» Task inputs:
## BEGIN
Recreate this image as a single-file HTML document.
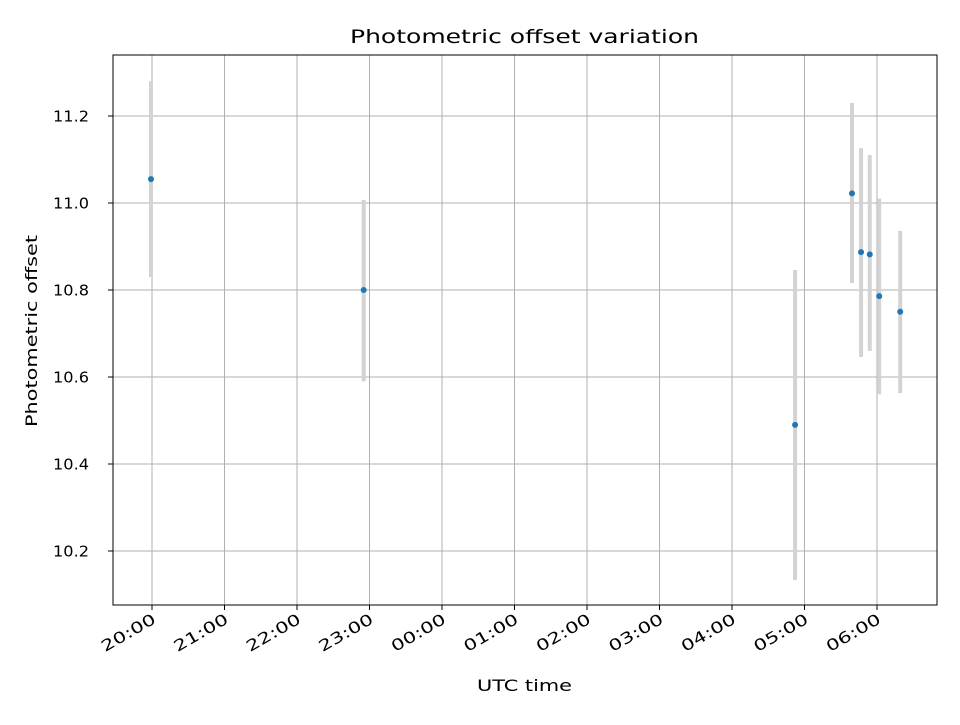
<!DOCTYPE html>
<html><head><meta charset="utf-8"><style>
body{margin:0;background:#fff;}
svg{font-family:"DejaVu Sans","Liberation Sans",sans-serif;}
</style></head><body>
<svg id="chart" width="960" height="720" xmlns="http://www.w3.org/2000/svg"></svg>
<script>
const timeHours = [-0.014, 2.92, 8.87, 9.655, 9.78, 9.90, 10.03, 10.32];
const offsets = [11.055, 10.80, 10.49, 11.022, 10.887, 10.882, 10.786, 10.75];
const upper = [11.28, 11.007, 10.846, 11.23, 11.126, 11.11, 11.01, 10.936];
const lower = [10.83, 10.59, 10.133, 10.816, 10.646, 10.66, 10.56, 10.563];
const xTickLabels = ["20:00","21:00","22:00","23:00","00:00","01:00","02:00","03:00","04:00","05:00","06:00"];
const yTicks = [10.2, 10.4, 10.6, 10.8, 11.0, 11.2];

const L=113,R=937,T=55,B=605;
const xs = h => 152 + h*72.5;
const ys = v => 290 - (v-10.8)*435;
const svg=document.getElementById('chart');
const NS='http://www.w3.org/2000/svg';
function mk(tag,attrs,parent){const e=document.createElementNS(NS,tag);for(const k in attrs)e.setAttribute(k,attrs[k]);(parent||svg).appendChild(e);return e;}

const grid=mk('g',{});


xTickLabels.forEach((lab,i)=>{
  const x=xs(i);
  mk('line',{x1:x,x2:x,y1:T,y2:B,stroke:'#b0b0b0','stroke-width':1},grid);
  mk('line',{x1:x,x2:x,y1:B,y2:B+5,stroke:'#000','stroke-width':1});
  const ax=x+2, ay=B+18;
  const t=mk('text',{x:ax,y:ay,'font-size':15.5,'text-anchor':'end',textLength:60,lengthAdjust:'spacingAndGlyphs',transform:`rotate(-30 ${ax} ${ay-6})`});
  t.textContent=lab;
  
  
});
yTicks.forEach(v=>{
  const y=ys(v);
  mk('line',{x1:L,x2:R,y1:y,y2:y,stroke:'#b0b0b0','stroke-width':1},grid);
  mk('line',{x1:L-5,x2:L,y1:y,y2:y,stroke:'#000','stroke-width':1});
  const t=mk('text',{x:89,y:y+5.5,'font-size':15.5,'text-anchor':'end',textLength:36,lengthAdjust:'spacingAndGlyphs'});
  t.textContent=v.toFixed(1);
  
  
});
const series=mk('g',{});


timeHours.forEach((h,i)=>{
  const x=xs(h);
  const eb=mk('line',{x1:x,x2:x,y1:ys(upper[i]),y2:ys(lower[i]),stroke:'#d3d3d3','stroke-width':4},series);
  
  
});
timeHours.forEach((h,i)=>{
  const p=mk('circle',{cx:xs(h),cy:ys(offsets[i]),r:3,fill:'#1f77b4'},series);
  
  
});
const fr=mk('rect',{x:L,y:T,width:R-L,height:B-T,fill:'none',stroke:'#000','stroke-width':1});


const title=mk('text',{x:524.5,y:43,'font-size':19,'text-anchor':'middle',textLength:349,lengthAdjust:'spacingAndGlyphs'});
title.textContent='Photometric offset variation';


const xt=mk('text',{x:524.5,y:691,'font-size':16,'text-anchor':'middle',textLength:95,lengthAdjust:'spacingAndGlyphs'});
xt.textContent='UTC time';


const yt=mk('text',{x:37,y:331,'font-size':16,'text-anchor':'middle',textLength:192,lengthAdjust:'spacingAndGlyphs',transform:`rotate(-90 37 331)`});
yt.textContent='Photometric offset';


</script>
</body></html>
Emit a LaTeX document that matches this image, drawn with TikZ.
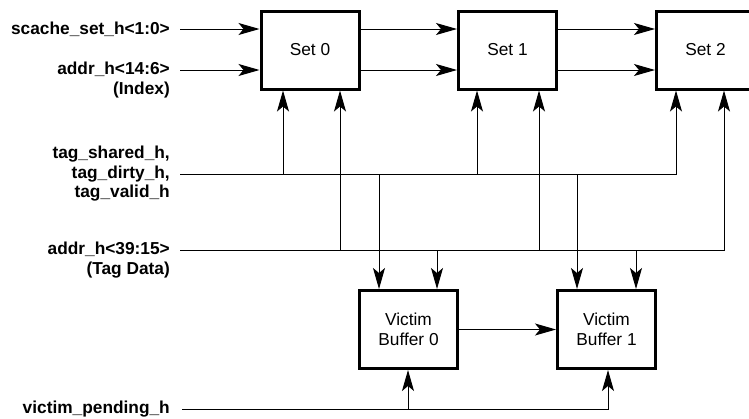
## END
Print the entries above exactly, taking out only the pictures.

Recreate this image as a single-file HTML document.
<!DOCTYPE html>
<html><head><meta charset="utf-8"><style>
body{margin:0;background:#fff;}
svg{font-family:"DejaVu Sans","Liberation Sans",sans-serif;}
</style></head><body>
<svg id="chart" width="960" height="720" xmlns="http://www.w3.org/2000/svg"></svg>
<script>
const timeHours = [-0.014, 2.92, 8.87, 9.655, 9.78, 9.90, 10.03, 10.32];
const offsets = [11.055, 10.80, 10.49, 11.022, 10.887, 10.882, 10.786, 10.75];
const upper = [11.28, 11.007, 10.846, 11.23, 11.126, 11.11, 11.01, 10.936];
const lower = [10.83, 10.59, 10.133, 10.816, 10.646, 10.66, 10.56, 10.563];
const xTickLabels = ["20:00","21:00","22:00","23:00","00:00","01:00","02:00","03:00","04:00","05:00","06:00"];
const yTicks = [10.2, 10.4, 10.6, 10.8, 11.0, 11.2];

const L=113,R=937,T=55,B=605;
const xs = h => 152 + h*72.5;
const ys = v => 290 - (v-10.8)*435;
const svg=document.getElementById('chart');
const NS='http://www.w3.org/2000/svg';
function mk(tag,attrs,parent){const e=document.createElementNS(NS,tag);for(const k in attrs)e.setAttribute(k,attrs[k]);(parent||svg).appendChild(e);return e;}

const grid=mk('g',{});


xTickLabels.forEach((lab,i)=>{
  const x=xs(i);
  mk('line',{x1:x,x2:x,y1:T,y2:B,stroke:'#b0b0b0','stroke-width':1},grid);
  mk('line',{x1:x,x2:x,y1:B,y2:B+5,stroke:'#000','stroke-width':1});
  const ax=x+2, ay=B+18;
  const t=mk('text',{x:ax,y:ay,'font-size':15.5,'text-anchor':'end',textLength:60,lengthAdjust:'spacingAndGlyphs',transform:`rotate(-30 ${ax} ${ay-6})`});
  t.textContent=lab;
  
  
});
yTicks.forEach(v=>{
  const y=ys(v);
  mk('line',{x1:L,x2:R,y1:y,y2:y,stroke:'#b0b0b0','stroke-width':1},grid);
  mk('line',{x1:L-5,x2:L,y1:y,y2:y,stroke:'#000','stroke-width':1});
  const t=mk('text',{x:89,y:y+5.5,'font-size':15.5,'text-anchor':'end',textLength:36,lengthAdjust:'spacingAndGlyphs'});
  t.textContent=v.toFixed(1);
  
  
});
const series=mk('g',{});


timeHours.forEach((h,i)=>{
  const x=xs(h);
  const eb=mk('line',{x1:x,x2:x,y1:ys(upper[i]),y2:ys(lower[i]),stroke:'#d3d3d3','stroke-width':4},series);
  
  
});
timeHours.forEach((h,i)=>{
  const p=mk('circle',{cx:xs(h),cy:ys(offsets[i]),r:3,fill:'#1f77b4'},series);
  
  
});
const fr=mk('rect',{x:L,y:T,width:R-L,height:B-T,fill:'none',stroke:'#000','stroke-width':1});


const title=mk('text',{x:524.5,y:43,'font-size':19,'text-anchor':'middle',textLength:349,lengthAdjust:'spacingAndGlyphs'});
title.textContent='Photometric offset variation';


const xt=mk('text',{x:524.5,y:691,'font-size':16,'text-anchor':'middle',textLength:95,lengthAdjust:'spacingAndGlyphs'});
xt.textContent='UTC time';


const yt=mk('text',{x:37,y:331,'font-size':16,'text-anchor':'middle',textLength:192,lengthAdjust:'spacingAndGlyphs',transform:`rotate(-90 37 331)`});
yt.textContent='Photometric offset';


</script>
</body></html>
Emit a LaTeX document that matches this image, drawn with TikZ.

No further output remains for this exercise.